August 02, 1992|By New York Times News Service

WASHINGTON -- Treasury Secretary Nicholas F. Brady ran into renewed criticism this weekend for using the term "Japs" at an informal breakfast with reporters Thursday.

"We have been told our workers are idle and ill-educated, our goods uncompetitive, and our managers inefficient, and we can't compete with the Japs or the Germans or for that matter anybody else in the world," Mr. Brady had said.

Mr. Brady used the term only once, referring to "Japan" and "the Japanese" on many other occasions during the hourlong breakfast.

In an interview yesterday, Rep.
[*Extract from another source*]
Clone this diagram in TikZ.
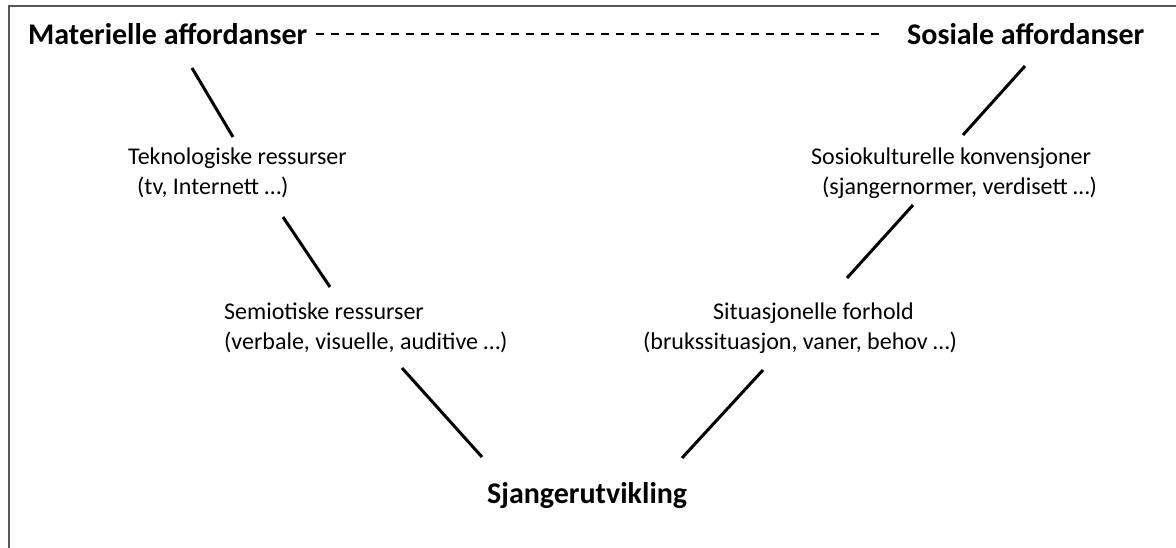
\documentclass[tikz,border=0pt]{standalone}
\usepackage{fontspec}
\setmainfont{Carlito}
\begin{document}
\begin{tikzpicture}[x=1pt,y=-1pt,
  title/.style={font=\fontsize{30}{36}\selectfont\bfseries, inner sep=0pt, anchor=base west},
  lbl/.style={font=\fontsize{24}{30}\selectfont, inner sep=0pt, anchor=base west, align=left},
  conn/.style={line width=3pt},
  frame/.style={line width=2pt, draw=black!65}]
\useasboundingbox (0,0) rectangle (1176,548);
\draw[frame] (9,548) -- (9,6.5) -- (1176,6.5);
\node[title] (mat) at (28,45) {Materielle affordanser};
\node[title] (sos) at (907,45) {Sosiale affordanser};
\node[title] (sja) at (487,503) {Sjangerutvikling};
\node[lbl] (tek) at (128,195) {Teknologiske ressurser\\\hspace*{9pt}(tv, Internett …)};
\node[lbl] (sem) at (224,349) {Semiotiske ressurser\\(verbale, visuelle, auditive …)};
\node[lbl] (sok) at (811,195) {Sosiokulturelle konvensjoner\\\hspace*{11pt}(sjangernormer, verdisett …)};
\node[lbl] (sit) at (643,349) {\hspace*{70pt}Situasjonelle forhold\\(brukssituasjon, vaner, behov …)};
\coordinate (d1) at (316,34);
\coordinate (d2) at (880,34);
\draw[line width=2.4pt, dash pattern=on 8pt off 7pt] (d1) -- (d2);
\coordinate (a1) at (192,68);  \coordinate (a2) at (233,137);
\coordinate (b1) at (283,217); \coordinate (b2) at (330,287);
\coordinate (c1) at (402,368); \coordinate (c2) at (482,457);
\coordinate (e1) at (1025,66); \coordinate (e2) at (963,135);
\coordinate (f1) at (913,205); \coordinate (f2) at (847,278);
\coordinate (g1) at (763,370); \coordinate (g2) at (682,458);
\draw[conn] (a1) -- (a2);
\draw[conn] (b1) -- (b2);
\draw[conn] (c1) -- (c2);
\draw[conn] (e1) -- (e2);
\draw[conn] (f1) -- (f2);
\draw[conn] (g1) -- (g2);
\end{tikzpicture}
\end{document}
Robert T. Matsui, a California Democrat, called for Mr. Brady's resignation, saying that the term was derogatory and insensitive when used in the 1950s and was even worse now.

"It really demonstrates the kind of insularity of this administration, the people that George Bush surrounds himself with," said Mr. Matsui, who was a critic of Mr. Brady before the incident.

The Japanese Embassy also complained yesterday about the term.

"We are disappointed that he used the phrase, which is often associated with a negative and demeaning tone with regard to the Japanese people," said Koichi Ai, an embassy press officer, when asked about the incident. "We didn't think it was something we should make a formal protest, but we are disappointed."

Mr. Ai said that embassy officials read Mr. Brady's remarks Thursday in a routine transcript of the breakfast meeting.

Mr. Brady apologized when asked about the incident Friday by a reporter, said Desiree Tucker-Sorini, the chief spokeswoman for the Treasury Department.